→ SUPPLIED INFORMATION:
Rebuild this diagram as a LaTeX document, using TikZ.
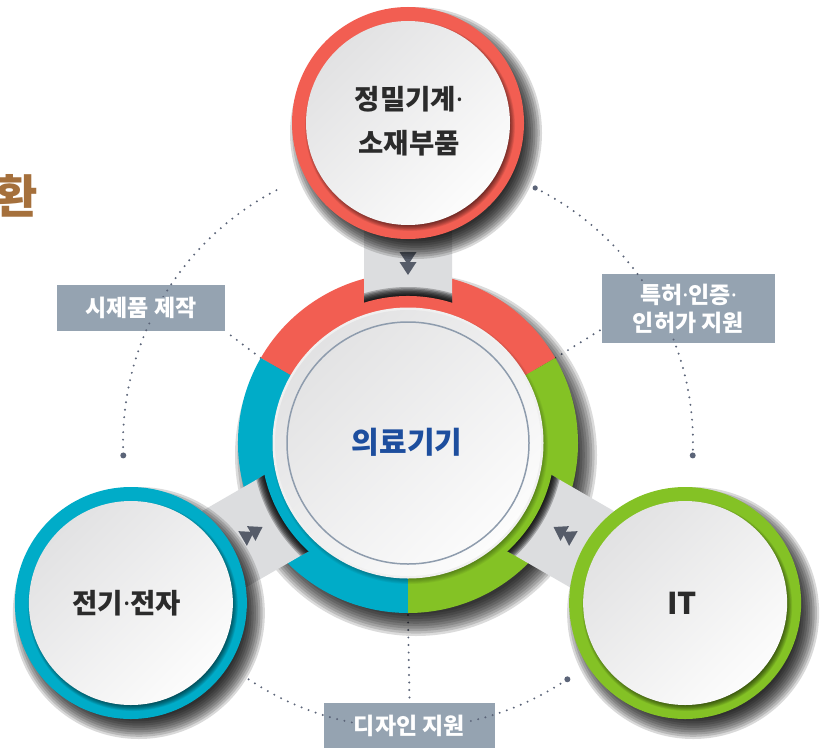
\documentclass[tikz,border=0pt]{standalone}
\usepackage{fontspec}
\setmainfont{Noto Sans CJK KR}
\newfontfamily\latinf{Noto Sans}
\newcommand\mdot{{\latinf\bfseries ·}}
\usetikzlibrary{calc}
\definecolor{cred}{HTML}{F25E52}
\definecolor{cblue}{HTML}{00ACC8}
\definecolor{cgreen}{HTML}{84C225}
\definecolor{lbl}{HTML}{95A3B1}
\definecolor{dotc}{HTML}{5B6478}
\definecolor{arr}{HTML}{565C69}
\definecolor{txt}{HTML}{2B2B2B}
\definecolor{ctxt}{HTML}{1D4E9E}
\definecolor{ttlc}{HTML}{A5703C}
\definecolor{brgA}{HTML}{DCDDDF}
\definecolor{brgB}{HTML}{FAFAFA}
\definecolor{wA}{HTML}{E2E2E3}
\definecolor{wB}{HTML}{FCFCFC}
\definecolor{rimc}{HTML}{8E9CAD}
\newcommand\blurdisk[4]{\foreach \k in {0,...,9}{\fill[black,opacity=#4] #1 circle ({#2+#3-#3*\k/4.5});}}
\begin{document}
\begin{tikzpicture}[x=1pt,y=-1pt,
  dots/.style={draw=dotc, line width=2.2pt, line cap=round, dash pattern=on 0pt off 7.5pt},
  bigdot/.style={fill=dotc},
  lblbox/.style={fill=lbl, text=white, font=\fontsize{23}{28}\selectfont\bfseries, inner sep=0pt, align=center},
  sattext/.style={text=txt, font=\fontsize{27.5}{44}\selectfont\bfseries, align=center, inner sep=0pt},
  whitedisk/.style={top color=wA, bottom color=wB, shading angle=45}]
\useasboundingbox (0,0) rectangle (821,752);
\fill[white] (0,0) rectangle (821,752);

\coordinate (C) at (408,443);
\coordinate (ST) at ($(C)+(-90:320)$);
\coordinate (SL) at ($(C)+(150:320)$);
\coordinate (SR) at ($(C)+(30:320)$);
\coordinate (RL) at ($(C)+(-150:170)$);
\coordinate (RR) at ($(C)+(-30:170)$);
\coordinate (RB) at ($(C)+(90:172)$);

% cut title
\node[anchor=east, inner sep=0pt, text=ttlc, font=\fontsize{46}{46}\selectfont\bfseries] (ttl) at (38,196) {환};

% label boxes (positions used by dotted lines)
\path node[lblbox, minimum width=168pt, minimum height=46pt] (b1) at (141,308) {}
      node[lblbox, minimum width=173pt, minimum height=69pt] (b2) at (688.5,308.5) {}
      node[lblbox, minimum width=171pt, minimum height=45pt] (b3) at (409.5,725.5) {};

% dotted arcs
\draw[dots] (C) ++(-117.5:285) arc[start angle=-117.5, end angle=-182.5, radius=285];
\draw[dots] (C) ++(-63.5:285) arc[start angle=-63.5, end angle=2.5, radius=285];
\draw[dots] (C) ++(-236:285) arc[start angle=-236, end angle=-304, radius=285];
\fill[bigdot] ($(C)+(-182.5:285)$) circle (3);
\fill[bigdot] ($(C)+(2.5:285)$) circle (3);
\fill[bigdot] ($(C)+(-304:285)$) circle (3);
\fill[bigdot] ($(C)+(-63.5:285)$) circle (2.6);
\draw[dots] (RL) -- (b1.south east);
\draw[dots] (RR) -- ([yshift=14pt]b2.south west);
\draw[dots] (RB) -- (b3.north);

% ring shadow and outer ring
\blurdisk{($(C)+(8,12)$)}{170}{11}{0.14}
\fill[cred] (C) -- ++(-30:170) arc[start angle=-30,end angle=-150,radius=170] -- cycle;
\fill[cblue] (C) -- ++(-150:170) arc[start angle=-150,end angle=-270,radius=170] -- cycle;
\fill[cgreen] (C) -- ++(-270:170) arc[start angle=-270,end angle=-390,radius=170] -- cycle;

% bridges
\foreach \t/\a in {-90/90,150/210,30/330}{
  \shade[left color=brgA, middle color=brgB, right color=brgA, shading angle=\a]
    ($(C)+(\t:130)+(\t+90:44)$) -- ($(C)+(\t:232)+(\t+90:44)$) --
    ($(C)+(\t:232)+(\t-90:44)$) -- ($(C)+(\t:130)+(\t-90:44)$) -- cycle;
  \begin{scope}
    \clip ($(C)+(\t:130)+(\t+90:44)$) -- ($(C)+(\t:232)+(\t+90:44)$) --
    ($(C)+(\t:232)+(\t-90:44)$) -- ($(C)+(\t:130)+(\t-90:44)$) -- cycle;
    \blurdisk{(C)}{150}{6}{0.25}
  \end{scope}
  \fill[arr] ($(C)+(\t:178)$) -- ($(C)+(\t:191)+(\t+90:8.5)$) -- ($(C)+(\t:191)+(\t-90:8.5)$) -- cycle;
  \fill[arr] ($(C)+(\t:168)$) -- ($(C)+(\t:181)+(\t+90:8.5)$) -- ($(C)+(\t:181)+(\t-90:8.5)$) -- cycle;
}

% inner coloured disk
\fill[cred] (C) -- ++(-30:147) arc[start angle=-30,end angle=-150,radius=147] -- cycle;
\fill[cblue] (C) -- ++(-150:147) arc[start angle=-150,end angle=-270,radius=147] -- cycle;
\fill[cgreen] (C) -- ++(-270:147) arc[start angle=-270,end angle=-390,radius=147] -- cycle;

% centre white disk
\blurdisk{($(C)+(2,3)$)}{134}{4}{0.05}
\fill[white!88!gray] (C) circle (135.5);
\shade[whitedisk] (C) circle (133);
\draw[rimc, line width=1.5pt] (C) circle (121);
\node[text=ctxt, font=\fontsize{30}{30}\selectfont\bfseries, inner sep=0pt] (ctr) at (407,442) {의료기기};

% satellites
\foreach \p/\c in {ST/cred, SL/cblue, SR/cgreen}{
  \blurdisk{($(\p)+(8,10)$)}{116}{10}{0.15}
  \fill[\c] (\p) circle (116);
  \blurdisk{($(\p)+(2,3)$)}{102}{3}{0.07}
  \shade[whitedisk] (\p) circle (102);
}
\node[sattext] (tT) at ($(ST)+(1,-2)$) {정밀기계\mdot\\소재부품};
\node[sattext] (tL) at ($(SL)+(-4,0)$) {전기\mdot 전자};
\node[sattext, font=\fontsize{30}{30}\selectfont\bfseries] (tR) at ($(SR)+(-3,0)$) {IT};

% label texts
\node[lblbox] (l1) at (b1) {시제품 제작};
\node[lblbox] (l2) at (b2) {특허\mdot 인증\mdot\\인허가 지원};
\node[lblbox] (l3) at (b3) {디자인 지원};
\end{tikzpicture}
\end{document}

→ SHORT EXERCISE:
Copy nothing but the lines from the top of the data down to the line containing "(ttl) at (38,196)", and leave the pictures out.

→ WRITTEN REPLY:
Rebuild this diagram as a LaTeX document, using TikZ.
\documentclass[tikz,border=0pt]{standalone}
\usepackage{fontspec}
\setmainfont{Noto Sans CJK KR}
\newfontfamily\latinf{Noto Sans}
\newcommand\mdot{{\latinf\bfseries ·}}
\usetikzlibrary{calc}
\definecolor{cred}{HTML}{F25E52}
\definecolor{cblue}{HTML}{00ACC8}
\definecolor{cgreen}{HTML}{84C225}
\definecolor{lbl}{HTML}{95A3B1}
\definecolor{dotc}{HTML}{5B6478}
\definecolor{arr}{HTML}{565C69}
\definecolor{txt}{HTML}{2B2B2B}
\definecolor{ctxt}{HTML}{1D4E9E}
\definecolor{ttlc}{HTML}{A5703C}
\definecolor{brgA}{HTML}{DCDDDF}
\definecolor{brgB}{HTML}{FAFAFA}
\definecolor{wA}{HTML}{E2E2E3}
\definecolor{wB}{HTML}{FCFCFC}
\definecolor{rimc}{HTML}{8E9CAD}
\newcommand\blurdisk[4]{\foreach \k in {0,...,9}{\fill[black,opacity=#4] #1 circle ({#2+#3-#3*\k/4.5});}}
\begin{document}
\begin{tikzpicture}[x=1pt,y=-1pt,
  dots/.style={draw=dotc, line width=2.2pt, line cap=round, dash pattern=on 0pt off 7.5pt},
  bigdot/.style={fill=dotc},
  lblbox/.style={fill=lbl, text=white, font=\fontsize{23}{28}\selectfont\bfseries, inner sep=0pt, align=center},
  sattext/.style={text=txt, font=\fontsize{27.5}{44}\selectfont\bfseries, align=center, inner sep=0pt},
  whitedisk/.style={top color=wA, bottom color=wB, shading angle=45}]
\useasboundingbox (0,0) rectangle (821,752);
\fill[white] (0,0) rectangle (821,752);

\coordinate (C) at (408,443);
\coordinate (ST) at ($(C)+(-90:320)$);
\coordinate (SL) at ($(C)+(150:320)$);
\coordinate (SR) at ($(C)+(30:320)$);
\coordinate (RL) at ($(C)+(-150:170)$);
\coordinate (RR) at ($(C)+(-30:170)$);
\coordinate (RB) at ($(C)+(90:172)$);

% cut title
\node[anchor=east, inner sep=0pt, text=ttlc, font=\fontsize{46}{46}\selectfont\bfseries] (ttl) at (38,196) {환};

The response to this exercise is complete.